While the most common residential assisted living transaction involves a single-family home converted to house 6–8 residents, SBA loans are not limited to this format. Larger facilities, multi-structure campuses, and unconventional configurations can all be financed as long as the loan request makes economic sense. As one example, a recent transaction involved multiple homes sharing a common dining hall on a single property — a structure that worked well within SBA guidelines.

Residential Assisted Living Facility Types by State

Residential care homes go by different names depending on the state. All of the following facility types are generally eligible for SBA financing as long as they meet the healthcare/medical services requirement:

  • California: Residential Care Facility for the Elderly (RCFE)
  • Florida: Adult Family Care Home (AFCH)
  • Arizona, Oregon, Washington: Adult Foster Home
  • Texas: Personal Care Home / Assisted Living Facility
  • Many states: Board and Care Home, Adult Care Home, Group Home

Group home financing is also available under the same SBA guidelines, provided the facility provides qualifying care services to residents.

Ready to Explore Your Options?

Whether you’re buying your first care home, expanding an existing portfolio, or refinancing a floating-rate mortgage, we can help you find the right SBA lender and structure for your situation.

Email John King or Call 1-800-414-5285 We work with SBA lenders nationwide. No geographic restrictions.

Frequently Asked Questions: SBA Residential Assisted Living Loans

Can I get an SBA loan to buy a residential assisted living business?

Yes. The SBA 7a loan is specifically designed for this type of acquisition. Unlike most conventional lenders, SBA lenders can finance both the business goodwill and the real estate in a single loan. You can purchase just the business, just the real estate, or both together.

What is the down payment for an SBA care home loan?

The down payment depends on your experience level. Experienced operators with at least one profitable existing facility may qualify for 100% financing with no down payment. New operators typically need 5 or 10% down, though the source of the down payment is flexible — including borrowed funds, 401(k) assets, seller-held notes, and investor contributions.

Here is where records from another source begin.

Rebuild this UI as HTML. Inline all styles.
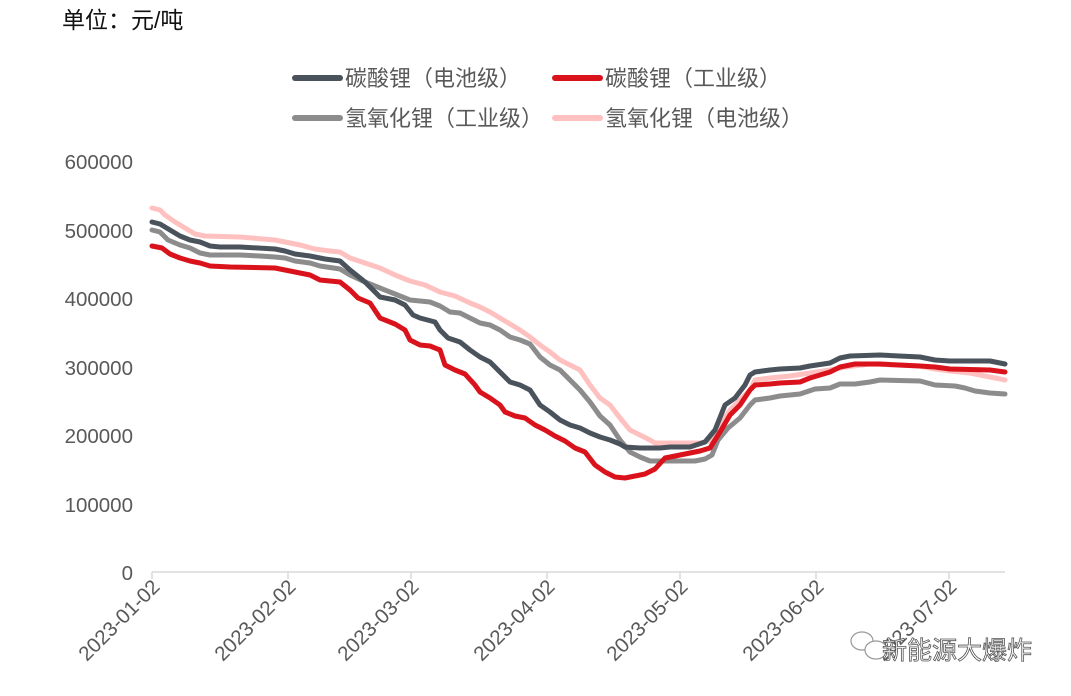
<!DOCTYPE html>
<html><head><meta charset="utf-8"><style>
html,body{margin:0;padding:0;background:#fff;width:1071px;height:696px;overflow:hidden}
</style></head><body>
<svg width="1071" height="696" xmlns="http://www.w3.org/2000/svg" font-family="Liberation Sans, Noto Sans CJK SC, sans-serif">
<text x="62" y="28" font-size="23" fill="#111">单位：元/吨</text>
<g font-size="22" fill="#595959">
<line x1="295" y1="78" x2="340" y2="78" stroke="#4a525c" stroke-width="6" stroke-linecap="round"/>
<text x="345" y="86">碳酸锂（电池级）</text>
<line x1="555" y1="78" x2="600" y2="78" stroke="#d9121b" stroke-width="6" stroke-linecap="round"/>
<text x="605" y="86">碳酸锂（工业级）</text>
<line x1="295" y1="118" x2="340" y2="118" stroke="#8c8c8c" stroke-width="6" stroke-linecap="round"/>
<text x="345" y="126">氢氧化锂（工业级）</text>
<line x1="555" y1="118" x2="600" y2="118" stroke="#ffc0c0" stroke-width="6" stroke-linecap="round"/>
<text x="605" y="126">氢氧化锂（电池级）</text>
</g>
<g font-size="20.5" fill="#595959" text-anchor="end">
<text x="133" y="169">600000</text>
<text x="133" y="238">500000</text>
<text x="133" y="306">400000</text>
<text x="133" y="375">300000</text>
<text x="133" y="443">200000</text>
<text x="133" y="512">100000</text>
<text x="133" y="580">0</text>
</g>
<g stroke="#d9d9d9" stroke-width="1.5">
<line x1="152" y1="572" x2="1005" y2="572"/>
<line x1="152" y1="572" x2="152" y2="579"/><line x1="288" y1="572" x2="288" y2="579"/>
<line x1="411" y1="572" x2="411" y2="579"/><line x1="547" y1="572" x2="547" y2="579"/>
<line x1="680" y1="572" x2="680" y2="579"/><line x1="816" y1="572" x2="816" y2="579"/>
<line x1="949" y1="572" x2="949" y2="579"/>
</g>
<g font-size="20.5" fill="#595959" text-anchor="end">
<text transform="translate(161,588) rotate(-45)">2023-01-02</text>
<text transform="translate(297,588) rotate(-45)">2023-02-02</text>
<text transform="translate(420,588) rotate(-45)">2023-03-02</text>
<text transform="translate(556,588) rotate(-45)">2023-04-02</text>
<text transform="translate(689,588) rotate(-45)">2023-05-02</text>
<text transform="translate(825,588) rotate(-45)">2023-06-02</text>
<text transform="translate(958,588) rotate(-45)">2023-07-02</text>
</g>
<g fill="none" stroke-width="5" stroke-linejoin="round" stroke-linecap="round">
<polyline stroke="#ffc0c0" points="152,208 160,210 165,215 175,222 185,228 195,234 205,236 240,237 275,240 285,242 300,245 315,249 330,251 340,252 350,258 365,263 380,268 395,275 410,281 425,285 440,292 455,296 470,303 480,307 490,312 500,318 510,324 520,330 530,337 540,345 550,352 560,360 570,365 580,370 590,385 600,398 610,405 620,418 630,430 640,435 650,440 655,443 680,443 700,443 712,440 720,425 730,410 740,400 750,390 755,380 770,378 790,376 810,373 830,370 845,367 870,364 920,366 935,369 950,371 970,373 990,377 1005,380"/>
<polyline stroke="#8c8c8c" points="152,230 160,232 168,240 180,245 190,248 200,253 210,255 240,255 260,256 275,257 285,258 295,261 310,263 320,266 340,269 350,275 365,282 380,288 395,294 410,300 420,301 430,302 440,306 450,312 460,313 470,318 480,323 490,325 500,330 510,337 520,340 530,344 540,357 550,365 560,370 570,380 580,390 590,402 600,416 610,425 620,440 630,452 640,457 650,461 670,461 695,461 705,459 712,455 718,440 728,428 740,418 750,405 755,400 770,398 780,396 800,394 815,389 830,388 840,384 855,384 870,382 880,380 920,381 935,385 955,386 965,388 975,391 990,393 1005,394"/>
<polyline stroke="#d9121b" points="152,246 162,248 170,254 180,258 190,261 200,263 210,266 230,267 275,268 285,270 300,273 310,275 320,280 340,282 345,286 350,290 358,298 370,303 380,318 395,324 405,330 410,340 420,345 430,346 440,350 445,365 455,370 465,374 475,385 480,392 490,398 500,405 505,412 515,416 525,418 535,425 545,430 555,436 565,441 575,448 585,452 595,465 605,472 615,477 625,478 635,476 645,474 655,469 665,458 680,455 690,453 700,451 710,448 720,432 730,415 740,405 750,390 755,385 770,384 780,383 800,382 810,378 830,372 840,367 855,364 880,364 920,366 935,367 950,369 990,370 1005,372"/>
<polyline stroke="#4a525c" points="152,222 160,224 170,230 180,236 190,240 200,242 210,246 220,247 240,247 275,249 285,251 295,254 310,256 325,259 340,261 350,270 365,282 380,297 395,300 405,305 413,315 420,318 435,322 440,330 448,338 460,342 470,350 480,357 490,362 500,372 510,382 520,385 530,390 540,405 550,412 560,420 570,425 580,428 590,433 600,437 610,440 620,444 625,447 640,448 660,448 670,447 690,447 705,442 715,430 725,405 735,398 745,385 750,375 755,372 770,370 780,369 800,368 810,366 830,363 840,358 850,356 880,355 920,357 935,360 950,361 990,361 1005,364"/>
</g>
<g stroke="#999" stroke-width="1.2" fill="#fff">
<ellipse cx="862" cy="641" rx="11" ry="9"/>
<ellipse cx="876" cy="650" rx="11" ry="9"/>
</g>
<text x="882" y="659" font-size="25" fill="#fff" stroke="#555" stroke-width="0.8">新能源大爆炸</text>
</svg>
</body></html>
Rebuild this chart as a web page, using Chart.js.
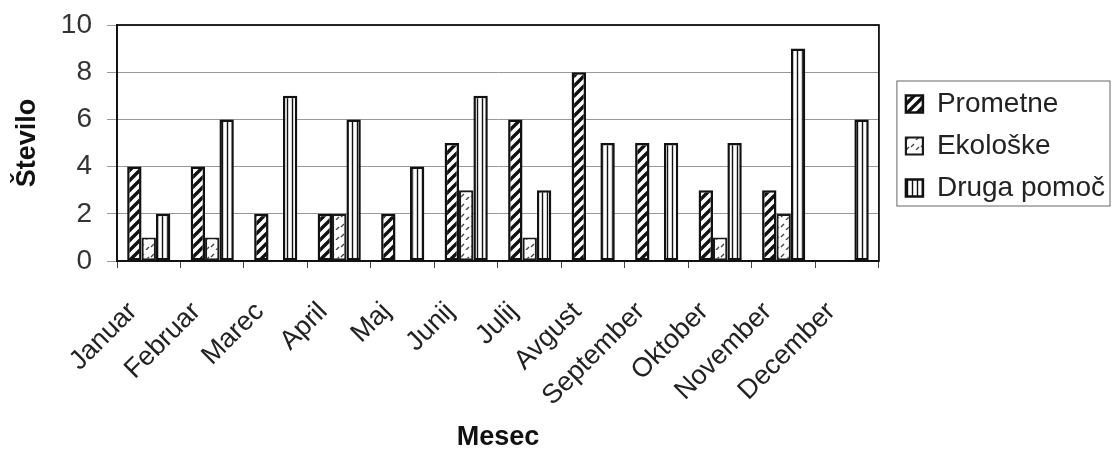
<!DOCTYPE html>
<html>
<head>
<meta charset="utf-8">
<script src="https://cdn.jsdelivr.net/npm/chart.js@4"></script>
<style>
  html, body { margin: 0; padding: 0; background: #fff; }
  #wrap { width: 1113px; height: 454px; }
</style>
</head>
<body>
<div id="wrap"><canvas id="c" width="1113" height="454"></canvas></div>
<script>
// podatki
const meseci = ['Januar', 'Februar', 'Marec', 'April', 'Maj', 'Junij', 'Julij', 'Avgust', 'September', 'Oktober', 'November', 'December'];
const prometne = [4, 4, 2, 2, 2, 5, 6, 8, 5, 3, 3, 0];
const ekoloske = [1, 1, 0, 2, 0, 3, 1, 0, 0, 1, 2, 0];
const drugaPomoc = [2, 6, 7, 6, 4, 7, 3, 5, 5, 5, 9, 6];
const yTicks = [0, 2, 4, 6, 8, 10];

const FONT = '"Liberation Sans", Arial, sans-serif';

// ========== vzorci polnil ==========
function makePattern(size, draw) {
    const cv = document.createElement('canvas');
    cv.width = size; cv.height = size;
    const g = cv.getContext('2d');
    g.fillStyle = '#fff';
    g.fillRect(0, 0, size, size);
    draw(g, size);
    return document.getElementById('c').getContext('2d').createPattern(cv, 'repeat');
}

const hatchPattern = makePattern(10, (g, s) => {
    g.strokeStyle = '#111';
    g.lineWidth = 3.4;
    g.beginPath();
    g.moveTo(-1, s + 1); g.lineTo(s + 1, -1);
    g.moveTo(-3, 3); g.lineTo(3, -3);
    g.moveTo(s - 3, s + 3); g.lineTo(s + 3, s - 3);
    g.stroke();
});

const dottedPattern = makePattern(10, (g, s) => {
    g.strokeStyle = '#444';
    g.lineWidth = 1.4;
    g.beginPath();
    g.moveTo(1, 7); g.lineTo(4, 4);
    g.moveTo(6, 10); g.lineTo(9, 7);
    g.stroke();
});

const verticalPattern = makePattern(5, (g, s) => {
    g.strokeStyle = '#111';
    g.lineWidth = 1.4;
    g.beginPath();
    g.moveTo(2.5, 0); g.lineTo(2.5, s);
    g.stroke();
});

// legendo premaknemo malo desno in navzdol, okvir okoli risalne površine in legende
const LEGEND_SHIFT_X = 13;
const LEGEND_SHIFT_Y = 3;
const framePlugin = {
    id: 'frame',
    afterLayout(chart) {
        chart.legend.left += LEGEND_SHIFT_X;
        chart.legend.right += LEGEND_SHIFT_X;
        chart.legend.top += LEGEND_SHIFT_Y;
        chart.legend.bottom += LEGEND_SHIFT_Y;
    },
    afterDraw(chart) {
        const ctx = chart.ctx;
        const a = chart.chartArea;
        ctx.save();
        ctx.strokeStyle = '#111';
        ctx.lineWidth = 1.8;
        ctx.strokeRect(a.left, a.top, a.right - a.left, a.bottom - a.top);
        const boxes = chart.legend.legendHitBoxes;
        if (boxes && boxes.length) {
            const top = boxes[0].top - 9;
            const last = boxes[boxes.length - 1];
            const bottom = last.top + last.height + 4;
            const left = Math.min(...boxes.map(b => b.left)) - 9;
            ctx.strokeStyle = '#666';
            ctx.lineWidth = 1;
            ctx.strokeRect(left, top, 1110 - left, bottom - top);
        }
        ctx.restore();
    }
};

new Chart(document.getElementById('c'), {
    type: 'bar',
    data: {
        labels: meseci,
        datasets: [{
            label: 'Prometne',
            data: prometne,
            backgroundColor: hatchPattern,
            borderColor: '#111',
            borderWidth: 2.5
        }, {
            label: 'Ekološke',
            data: ekoloske,
            backgroundColor: dottedPattern,
            borderColor: '#1a1a1a',
            borderWidth: 2.2
        }, {
            label: 'Druga pomoč',
            data: drugaPomoc,
            backgroundColor: verticalPattern,
            borderColor: '#111',
            borderWidth: 2.5
        }]
    },
    options: {
        responsive: false,
        animation: false,
        devicePixelRatio: 1,
        layout: { padding: { top: 25, right: 11, left: 11, bottom: 0 } },
        datasets: {
            bar: { categoryPercentage: 0.68, barPercentage: 1.0, borderSkipped: false }
        },
        scales: {
            x: {
                afterFit(axis) { axis.height = 193; },
                grid: { drawOnChartArea: false, drawTicks: true, tickLength: 7, color: '#444', offset: true },
                border: { color: '#111', width: 1.8 },
                ticks: {
                    color: '#222',
                    font: { family: FONT, size: 27 },
                    maxRotation: 45, minRotation: 45,
                    padding: 28,
                    labelOffset: -16
                },
                title: {
                    display: true, text: 'Mesec', color: '#111',
                    font: { family: FONT, size: 27, weight: 'bold' },
                    padding: { top: 10, bottom: 0 }
                }
            },
            y: {
                min: 0, max: 10,
                afterFit(axis) { axis.width = 106; axis.paddingTop = 0; },
                afterBuildTicks(axis) { axis.ticks = yTicks.map(v => ({ value: v })); },
                grid: { color: '#999', lineWidth: 1, tickLength: 10 },
                border: { color: '#111', width: 1.8 },
                ticks: {
                    color: '#333',
                    font: { family: FONT, size: 28 },
                    padding: 15
                },
                title: {
                    display: true, text: 'Število', color: '#111',
                    font: { family: FONT, size: 27, weight: 'bold' },
                    padding: { top: 0, bottom: 6 }
                }
            }
        },
        plugins: {
            legend: {
                position: 'right',
                align: 'center',
                fullSize: false,
                labels: {
                    color: '#222',
                    font: { family: FONT, size: 28 },
                    boxWidth: 17, boxHeight: 17,
                    padding: 14
                }
            },
            tooltip: { enabled: false }
        }
    },
    plugins: [framePlugin]
});
</script>
</body>
</html>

What is the maximum loan term for an SBA residential assisted living loan?

If the real estate represents more than 50% of the financed amount, you can get a 25-year amortization. If you are financing only the business (no real estate), then the maximum term is typically 10 years.

Can I refinance my SBA care home mortgage into a fixed rate?

Yes. You have two main options: use the SBA 504 program to refinance the real estate portion into a long-term fixed rate, or refinance your entire SBA 7a loan into a new 7a with a better rate. Some specialty SBA lenders offer rates at or even below the Prime Rate for qualified operators, which can represent significant savings on floating-rate loans tied to Prime.

Does my assisted living facility need licensed nurses to qualify for an SBA loan?

No. The SBA does not require licensed nurses unless your state requires it as a condition of licensure. The facility must provide “healthcare or medical services,” but the SBA has confirmed that assistance with Activities of Daily Living (ADLs) — such as medication management, bathing assistance, or transportation to medical appointments — satisfies this requirement.

Can I get SBA financing for RCFE construction?

Yes. SBA loans are available for ground-up construction, conversions, and renovations of residential assisted living facilities. Experienced operators with strong cash flow from existing facilities may qualify for 100% construction financing with no equity requirement.

What states have the most active residential care home SBA lending?

SBA care home lending is active nationwide, but volume is highest in California (RCFEs), Florida (Adult Family Care Homes), Arizona, Texas, Washington, and Oregon. We work with SBA lenders in all states.

Can I get an SBA loan for a residential care home if I have a previous bankruptcy?

A past bankruptcy does not automatically disqualify you. The key factors are how long ago the bankruptcy was discharged, whether it is explainable, and the strength of your current financials and business operations. We have successfully helped clients secure care home financing post-bankruptcy.